О его подвигах написано уже немало, и мне нет нужны вновь перечислять их. Его преданность делу мира становилась все шире и глубже. Он продал свой ресторан и купил суденышко, ржавевшее в нью-йоркской гавани, пока его перетаскивали с причала на причал. Наконец, ему удалось собрать деньги, чтобы оборудовать его, доплыть до Израиля и открыть на нем радиостанцию «Голос мира». Оно стояло на якоре, на рейде Тель-Авива, и было первым, что я видел утром в свое окно. Оно стало частью жизни Израиля.

Эта затея тоже была совершенно в духе Эйби. У него не было ни редакции, ни определенной политической или просветительской программы. «Голос мира» был голосом Эйби, а голос Эйби – «Голосом мира». Огромное число молодых людей постоянно слушало прекрасную музыку, которую передавала эта станция, и понемногу усваивала увещевания Эйби на английском или простейшем иврите с сильным английским акцентом.

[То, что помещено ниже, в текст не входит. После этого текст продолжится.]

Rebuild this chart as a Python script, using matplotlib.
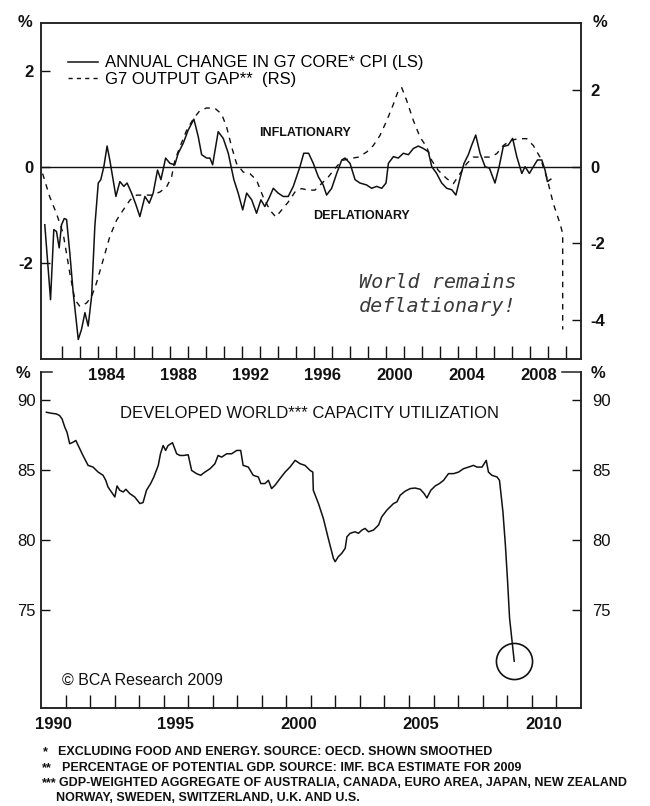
import matplotlib
matplotlib.use("Agg")
import matplotlib.pyplot as plt
from matplotlib.lines import Line2D

plt.rcParams['font.family'] = ['Liberation Sans', 'DejaVu Sans']
plt.rcParams['axes.unicode_minus'] = False

# ---- data ----
# annual change in G7 core CPI, left scale
cpi_year = [1981.07, 1981.39, 1981.57, 1981.72, 1981.87, 1982.00, 1982.15, 1982.28, 1982.46, 1982.65,
            1982.93, 1983.11, 1983.30, 1983.48, 1983.67, 1983.85, 1984.04, 1984.18, 1984.35, 1984.53,
            1984.68, 1985.02, 1985.24, 1985.46, 1985.64, 1985.89, 1986.13, 1986.35, 1986.63, 1986.87,
            1987.09, 1987.33, 1987.52, 1987.78, 1988.02, 1988.29, 1988.48, 1988.76, 1989.03, 1989.35,
            1989.59, 1989.78, 1990.06, 1990.24, 1990.39, 1990.70, 1990.98, 1991.26, 1991.57, 1991.81,
            1992.06, 1992.28, 1992.56, 1992.83, 1993.07, 1993.29, 1993.53, 1993.76, 1994.03, 1994.31,
            1994.59, 1994.87, 1995.24, 1995.45, 1995.72, 1995.98, 1996.26, 1996.53, 1996.72, 1997.00,
            1997.28, 1997.56, 1997.74, 1998.02, 1998.30, 1998.57, 1998.94, 1999.22, 1999.50, 1999.78,
            2000.02, 2000.15, 2000.43, 2000.70, 2000.98, 2001.26, 2001.54, 2001.81, 2002.09, 2002.37,
            2002.56, 2002.83, 2003.11, 2003.39, 2003.67, 2003.90, 2004.13, 2004.35, 2004.59, 2004.78,
            2005.00, 2005.24, 2005.52, 2005.76, 2006.07, 2006.30, 2006.53, 2006.81, 2007.05, 2007.28,
            2007.56, 2007.74, 2007.98, 2008.20, 2008.43, 2008.67, 2008.85, 2008.98, 2009.17]
cpi_val = [-1.21, -2.77, -1.31, -1.35, -1.69, -1.21, -1.08, -1.10, -1.80, -2.63,
           -3.60, -3.39, -3.04, -3.32, -2.70, -1.24, -0.34, -0.27, 0.00, 0.43,
           0.14, -0.62, -0.31, -0.41, -0.34, -0.55, -0.79, -1.04, -0.62, -0.76,
           -0.55, -0.07, -0.27, 0.18, 0.07, 0.04, 0.28, 0.49, 0.76, 0.99,
           0.63, 0.25, 0.18, 0.18, 0.04, 0.73, 0.59, 0.28, -0.27, -0.55,
           -0.90, -0.55, -0.69, -0.97, -0.69, -0.83, -0.65, -0.45, -0.55, -0.62,
           -0.62, -0.41, 0.00, 0.28, 0.28, 0.07, -0.21, -0.38, -0.59, -0.45,
           -0.14, 0.14, 0.18, 0.07, -0.27, -0.34, -0.38, -0.45, -0.41, -0.45,
           -0.34, 0.07, 0.21, 0.18, 0.28, 0.25, 0.38, 0.43, 0.38, 0.31,
           0.00, -0.14, -0.34, -0.45, -0.48, -0.59, -0.24, 0.07, 0.25, 0.45,
           0.66, 0.28, 0.00, -0.03, -0.34, 0.00, 0.42, 0.45, 0.59, 0.21,
           -0.14, 0.00, -0.14, 0.00, 0.14, 0.14, -0.07, -0.31, -0.26]

# G7 output gap, right scale
gap_year = [1980.95, 1981.35, 1981.72, 1982.09, 1982.46, 1982.74, 1983.02, 1983.39, 1983.67, 1983.94,
            1984.31, 1984.68, 1985.06, 1985.42, 1985.80, 1986.17, 1986.63, 1987.00, 1987.46, 1987.83,
            1988.11, 1988.29, 1988.57, 1988.94, 1989.31, 1989.68, 1990.06, 1990.52, 1990.89, 1991.17,
            1991.45, 1991.72, 1992.09, 1992.46, 1992.83, 1993.20, 1993.57, 1993.90, 1994.22, 1994.59,
            1994.96, 1995.33, 1995.70, 1996.07, 1996.44, 1996.81, 1997.18, 1997.56, 1998.02, 1998.48,
            1998.94, 1999.31, 1999.68, 2000.06, 2000.43, 2000.70, 2000.89, 2001.17, 2001.54, 2001.91,
            2002.28, 2002.56, 2002.93, 2003.39, 2003.76, 2004.13, 2004.50, 2004.87, 2005.33, 2005.80,
            2006.17, 2006.53, 2006.91, 2007.37, 2007.83, 2008.20, 2008.57, 2008.94, 2009.31, 2009.68,
            2009.83, 2009.83]
gap_val = [-0.18, -0.79, -1.22, -1.74, -2.77, -3.46, -3.64, -3.55, -3.38, -3.03,
           -2.43, -1.82, -1.39, -1.13, -0.87, -0.74, -0.74, -0.74, -0.66, -0.53,
           -0.27, 0.16, 0.51, 0.94, 1.24, 1.46, 1.53, 1.52, 1.37, 1.03,
           0.51, 0.08, -0.14, -0.18, -0.35, -0.79, -1.13, -1.31, -1.13, -0.92,
           -0.66, -0.57, -0.61, -0.61, -0.44, -0.27, -0.05, 0.16, 0.21, 0.25,
           0.38, 0.55, 0.81, 1.20, 1.63, 1.98, 2.06, 1.72, 1.20, 0.77,
           0.51, 0.16, -0.10, -0.31, -0.44, -0.18, 0.08, 0.25, 0.25, 0.25,
           0.34, 0.55, 0.68, 0.73, 0.73, 0.55, 0.25, -0.27, -0.96, -1.48,
           -1.74, -4.24]

# developed world capacity utilization
cu_year = [1990.22, 1990.42, 1990.63, 1990.76, 1990.86, 1990.97, 1991.06, 1991.17, 1991.31, 1991.42,
           1991.55, 1991.71, 1991.92, 1992.12, 1992.33, 1992.53, 1992.64, 1992.73, 1992.87, 1993.01,
           1993.10, 1993.21, 1993.35, 1993.46, 1993.62, 1993.82, 1994.03, 1994.16, 1994.30, 1994.47,
           1994.60, 1994.78, 1994.87, 1994.98, 1995.08, 1995.18, 1995.36, 1995.53, 1995.66, 1995.82,
           1996.00, 1996.14, 1996.34, 1996.51, 1996.68, 1996.89, 1997.09, 1997.22, 1997.36, 1997.57,
           1997.77, 1997.98, 1998.14, 1998.24, 1998.45, 1998.65, 1998.86, 1998.96, 1999.13, 1999.27,
           1999.40, 1999.54, 1999.74, 1999.95, 2000.15, 2000.36, 2000.56, 2000.76, 2000.97, 2001.08,
           2001.10, 2001.31, 2001.51, 2001.71, 2001.92, 2001.99, 2002.12, 2002.26, 2002.40, 2002.47,
           2002.60, 2002.80, 2002.94, 2003.08, 2003.21, 2003.35, 2003.55, 2003.76, 2003.89, 2004.10,
           2004.23, 2004.37, 2004.51, 2004.64, 2004.84, 2005.05, 2005.25, 2005.46, 2005.62, 2005.73,
           2005.89, 2006.07, 2006.24, 2006.41, 2006.61, 2006.82, 2007.02, 2007.22, 2007.43, 2007.63,
           2007.77, 2007.98, 2008.15, 2008.24, 2008.38, 2008.59, 2008.69, 2008.83, 2008.93, 2009.02,
           2009.10, 2009.29]
cu_val = [89.12, 89.05, 89.00, 88.88, 88.64, 88.05, 87.69, 86.87, 86.98, 87.10,
          86.62, 86.03, 85.32, 85.20, 84.84, 84.61, 84.25, 83.78, 83.42, 83.06,
          83.85, 83.54, 83.42, 83.61, 83.30, 83.06, 82.59, 82.66, 83.54, 84.02,
          84.49, 85.32, 86.15, 86.74, 86.39, 86.74, 86.94, 86.15, 86.03, 86.03,
          86.08, 84.96, 84.73, 84.61, 84.84, 85.08, 85.44, 86.03, 85.91, 86.15,
          86.15, 86.39, 86.39, 85.32, 85.20, 84.61, 84.49, 84.02, 84.02, 84.25,
          83.66, 83.90, 84.37, 84.84, 85.20, 85.68, 85.44, 85.32, 84.96, 84.84,
          83.54, 82.59, 81.52, 80.10, 78.67, 78.43, 78.79, 79.03, 79.39, 80.21,
          80.46, 80.57, 80.46, 80.69, 80.81, 80.57, 80.69, 81.05, 81.64, 82.12,
          82.35, 82.59, 82.71, 83.18, 83.47, 83.66, 83.70, 83.61, 83.30, 82.99,
          83.54, 83.85, 84.02, 84.25, 84.73, 84.73, 84.84, 85.08, 85.20, 85.32,
          85.20, 85.20, 85.68, 84.84, 84.61, 84.49, 84.25, 81.99, 79.62, 77.01,
          74.40, 71.31]

top_years = [1984, 1988, 1992, 1996, 2000, 2004, 2008]
bottom_years = [1990, 1995, 2000, 2005, 2010]
cpi_ticks = [-2, 0, 2]
gap_ticks = [-4, -2, 0, 2]
cu_ticks = [75, 80, 85, 90]

footnotes = [
    ("*", "EXCLUDING FOOD AND ENERGY. SOURCE: OECD. SHOWN SMOOTHED"),
    ("**", "PERCENTAGE OF POTENTIAL GDP. SOURCE: IMF. BCA ESTIMATE FOR 2009"),
    ("***", "GDP-WEIGHTED AGGREGATE OF AUSTRALIA, CANADA, EURO AREA, JAPAN, NEW ZEALAND"),
    ("", "NORWAY, SWEDEN, SWITZERLAND, U.K. AND U.S."),
]

W, H = 650.0, 806.0
def fx(px):
    return px / W
def fy(py):
    return 1 - py / H

INK = '#111111'
SPINE = '#222222'
fig = plt.figure(figsize=(6.5, 8.06), dpi=100)

L, R = 41, 580.7
ax1 = fig.add_axes([fx(L), fy(358.7), (R - L) / W, (358.7 - 22.7) / H])
ax2 = ax1.twinx()
ax3 = fig.add_axes([fx(L), fy(707.5), (R - L) / W, (707.5 - 372) / H])
ax3.set_facecolor('none')
ax4 = ax3.twinx()

for a in (ax1, ax2, ax3, ax4):
    for s in a.spines.values():
        s.set_linewidth(1.1)
        s.set_color(SPINE)

# ---- top panel ----
ax1.axhline(0, color=INK, lw=1.0)
cpi_line, = ax1.plot(cpi_year, cpi_val, color=INK, lw=1.1)
gap_line, = ax2.plot(gap_year, gap_val, color=INK, lw=1.0, ls=(0, (4, 4)))
ax1.set_xlim(1980.86, 2010.83)
ax1.set_ylim(-4, 3)
ax2.set_ylim(-5, 3.75)

ax1.set_yticks(cpi_ticks, labels=[str(t) for t in cpi_ticks], fontweight='bold', fontsize=12)
ax2.set_yticks(gap_ticks, labels=[str(t) for t in gap_ticks], fontweight='bold', fontsize=12)
ax1.tick_params(axis='y', direction='in', length=6.5, width=1.0, pad=5.5, colors=INK)
ax2.tick_params(axis='y', direction='in', length=6.5, width=1.0, pad=7, colors=INK)

ax1.set_xticks([y + 0.5 for y in top_years], labels=[str(y) for y in top_years],
               fontweight='bold', fontsize=12)
ax1.set_xticks(range(1982, 2011), minor=True)
ax1.tick_params(axis='x', which='major', length=0, pad=7, colors=INK)
ax1.tick_params(axis='x', which='minor', direction='in', length=9.4, width=1.0, color=INK)

ax1.legend([cpi_line, Line2D([], [], color=INK, lw=1.0, ls=(0, (3, 3)))],
           ['ANNUAL CHANGE IN G7 CORE* CPI (LS)', 'G7 OUTPUT GAP**  (RS)'],
           loc='upper left', bbox_to_anchor=(fx(60), fy(47)),
           bbox_transform=fig.transFigure, frameon=False, borderpad=0,
           handlelength=1.8, handletextpad=0.4, labelspacing=0.1,
           prop={'size': 12})

fig.text(fx(305), fy(132.7), 'INFLATIONARY', ha='center', va='center',
         fontsize=9, fontweight='bold', color=INK)
fig.text(fx(361.7), fy(216), 'DEFLATIONARY', ha='center', va='center',
         fontsize=9, fontweight='bold', color=INK)
fig.text(fx(438), fy(283), 'World remains', ha='center', va='center',
         family='DejaVu Sans Mono', style='italic', fontsize=14.5, color='#3a3a3a')
fig.text(fx(438), fy(307), 'deflationary!', ha='center', va='center',
         family='DejaVu Sans Mono', style='italic', fontsize=14.5, color='#3a3a3a')

# ---- bottom panel ----
ax3.plot(cu_year, cu_val, color=INK, lw=1.1)
ax3.plot(cu_year[-1], cu_val[-1], 'o', ms=26, mfc='none', mec=INK, mew=1.2)
ax3.set_xlim(1990, 2012)
for a, pad in ((ax3, 3.6), (ax4, 8)):
    a.set_ylim(68, 92)
    a.set_yticks(cu_ticks, labels=[str(t) for t in cu_ticks], fontsize=12)
    a.tick_params(axis='y', direction='in', length=6.5, width=1.0, pad=pad, colors=INK)
    a.spines['top'].set_visible(False)
ax3.set_xticks([y + 0.5 for y in bottom_years], labels=[str(y) for y in bottom_years],
               fontweight='bold', fontsize=12)
ax3.set_xticks(range(1991, 2012), minor=True)
ax3.tick_params(axis='x', which='major', length=0, pad=6.8, colors=INK)
ax3.tick_params(axis='x', which='minor', direction='in', length=9.1, width=1.0, color=INK)
# broken top frame: only short stubs at the corners
ax3.plot([0, 0.02], [1, 1], transform=ax3.transAxes, color=SPINE, lw=1.1, clip_on=False)
ax3.plot([0.9645, 1], [1, 1], transform=ax3.transAxes, color=SPINE, lw=1.1, clip_on=False)

fig.text(fx(309), fy(413.3), 'DEVELOPED WORLD*** CAPACITY UTILIZATION', ha='center',
         va='center', fontsize=12, color=INK)
fig.text(fx(61.7), fy(680), '\u00a9 BCA Research 2009', ha='left', va='center',
         fontsize=11.5, color=INK)

# percent markers
for px, py in [(25, 22.5), (600, 22.5), (23, 373), (598, 373)]:
    fig.text(fx(px), fy(py), '%', ha='center', va='center', fontsize=12,
             fontweight='bold', color=INK)

# footnotes
foot_y = [751.7, 768.3, 783.3, 798.3]
prefix_x = [43.3, 41.7, 41.5, 43.3]
body_x = [58.3, 61.7, 59.3, 56]
for (pre, body), py, x0, x1 in zip(footnotes, foot_y, prefix_x, body_x):
    if pre:
        fig.text(fx(x0), fy(py), pre, ha='left', va='center', fontsize=9,
                 fontweight='bold', color=INK)
    fig.text(fx(x1), fy(py), body, ha='left', va='center', fontsize=9,
             fontweight='bold', color=INK)

fig.savefig('out.png', dpi=100, facecolor='white')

Он выходил в эфир, когда бог на душу положит, и говорил все, к чему лежала его душа, перемежая свои размышления беседами с активистами борьбы за мир. Голос его был знаком каждому израильтянину. Когда рекламное дело запахло большими деньгами, Эйби перестали давать заказы, он чуть не обанкротился и в знак протеста торжественно затопил свое суденышко.

При всем этом, Эйби был очень одинок. Только после его смерти я узнал, что в Израиле жили его родители и сестры, с которыми он порвал всякие отношения. У него были две дочери от двух разных женщин, с которыми он тоже почти не общался. Возможно, характер и неугомонный стиль жизни не позволяли ему обзавестись семьей, а, возможно, случилось так потому, что его в детстве отправили в пансионат, и он, как сказал в одном интервью, до конца не смог простить этого родителям.

Личное одиночество он компенсировал вечеринками, на которые приглашал множество друзей, потчуя их экзотическими индийскими блюдами, которые он неутомимо готовил сам с помощью служанки-индианки Рады. Именно во время одного из таких застолий на крыше его дома в 1977 году он услышал горькое для себя известие, что к власти пришел Ликуд.

После войны Судного Дня он опять полетел в Египет, на этот раз в обычном самолете, надеясь встретиться с президентом страны. Что-то не получилось с подготовкой визита, и в аэропорту Каира его никто не встретил. Он поехал в гостиницу в центре города, и когда остался один в номере, вдруг страшно забеспокоился, что его могли принять за шпиона. Он сделал отчаянный звонок Эрику Руло, французскому журналисту в Париже с большими связями, который дозвонился до его знакомых в правительстве Египта. Скоро появились высокие чины из египетской разведки, усадили Эйби в машину, отвезли в аэропорт и отправили домой обратным рейсом.

Его одиночные вылазки становились все более размашистыми и частыми. Он объявил голодовку в знак протеста против оккупации территорий и разбил палатку в центре Тель-Авива. Там он стал центром внимания знаменитостей, подходивших выразить ему свое восхищение. С огромным трудом удалось уговорить его прекратить эту акцию, чтобы не причинить непоправимый вред здоровью.

Он встречался с Ясиром Арафатом в период, когда такие встречи были строжайше запрещены, и – в отличие от меня – дважды оказывался из-за этого в тюрьме. Закон, по которому он был осужден, провело правительство Шимона Переса, что не помешало тому же Пересу возносить Эйби прочувствованную хвалу после его кончины 27 августа 2008 года.

Во время гражданской войны в Нигерии, когда люди в Биафре гибли от голода, Эйби отправился туда, чтобы организовать работы по спасению. Когда разразился голод в Эфиопии, он открыл там палаточный городок для оказания помощи. Вернувшись, он резко раскритиковал бюрократов из международных организаций, смотревших на туземцев свысока и разбазаривших огромные средства.

Как-то он устроил утренник, на котором просил детей поменять военные игрушки на другие, а игрушечные самолеты и танки ломали у них на глазах. В этих выдумках было что-то театральное.

В годы, когда израильское правительство сотрудничало с режимом апартеида в Южной Африке, Эйби был одним из немногих, кто высказывал открытое возмущение этой отвратительной политикой.

Во всем, что ни рождал его плодотворный ум, одно было общим: каждое его дело требовало личного мужества, уверенности в себе, воображения и дара импровизации, а более всего – сострадания к бедам других и жгучего желания им помочь.

Кто-то как-то шепнул мне: «Ты что не знаешь? У него же крыша поехала!» Если и так, хорошо, что поехала она в сторону мира, а не войны!